If I had listened to my parents who sent me off to college with a wardrobe such as I’d never before had, a wardrobe designed to help me catch a husband, which was after all their reason for sending me to an out of town school -- I would have married a rich man.
“It’s just as easy to marry a rich man as a poor man” was the line fed to me with dinner every night of my senior year of high school.
Steven Schucker, who had checked out all the co-eds coming to Cornell from Jamaica High School -- where his father was principal -- and who had decided I was the one -- was greatly impressed with this wardrobe. He loved to say in front of people, "Tell them how many cashmere sweaters you have," which he secretly loved -- but feigned disdain for.
Steven with his crimped, pinched handwriting -- a metaphor for his crimped, pinched being. Such a suffocating, demanding world he came from… I didn’t envy him.

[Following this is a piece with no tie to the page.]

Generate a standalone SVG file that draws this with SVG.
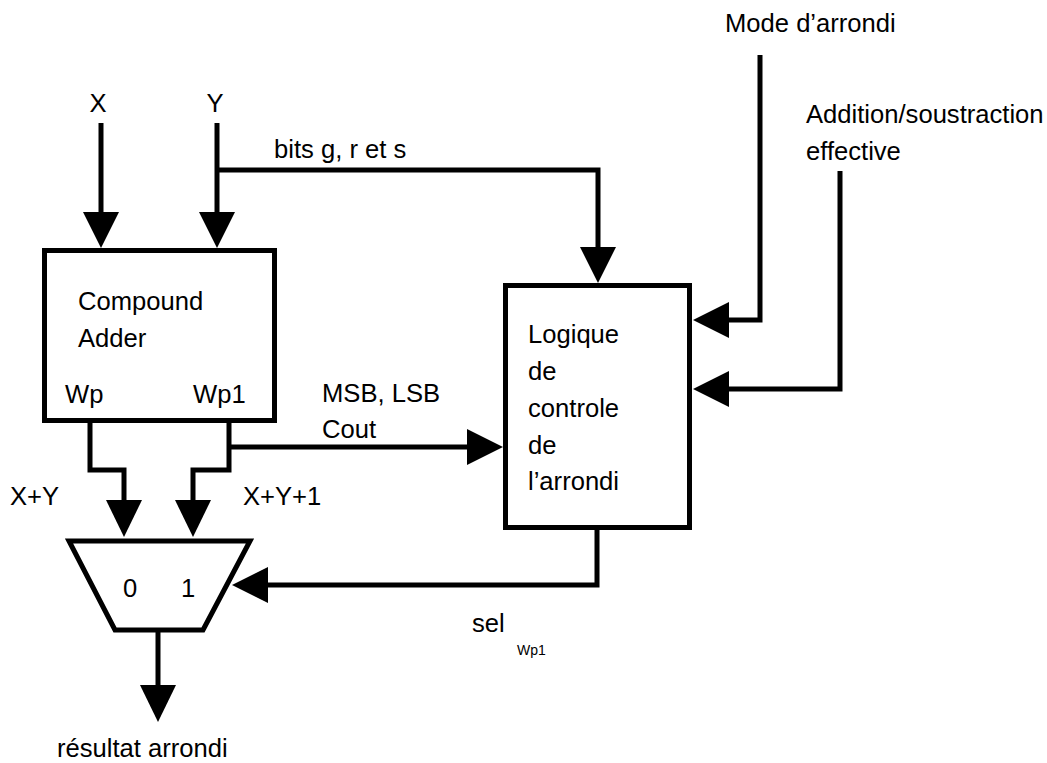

But I on the other hand, who’d had no familial intellectual demands, was ill prepared for this community of scholars -- especially the ones at Telluride, the honor house where he lived and brought me to Saturday night dinners. I loved the feeling of the Louis Sullivan house with the Brandenberg concertos playing in the living room, but I can’t imagine how I made it through all those meals with visiting lecturers and visiting performers -- like the Hungarian String Quartet.
I have always, it seems, been with and among deep thinkers and highly educated people -- artists and writers at the top of their game and yet this life -- a life of the mind -- is never a life I have lived.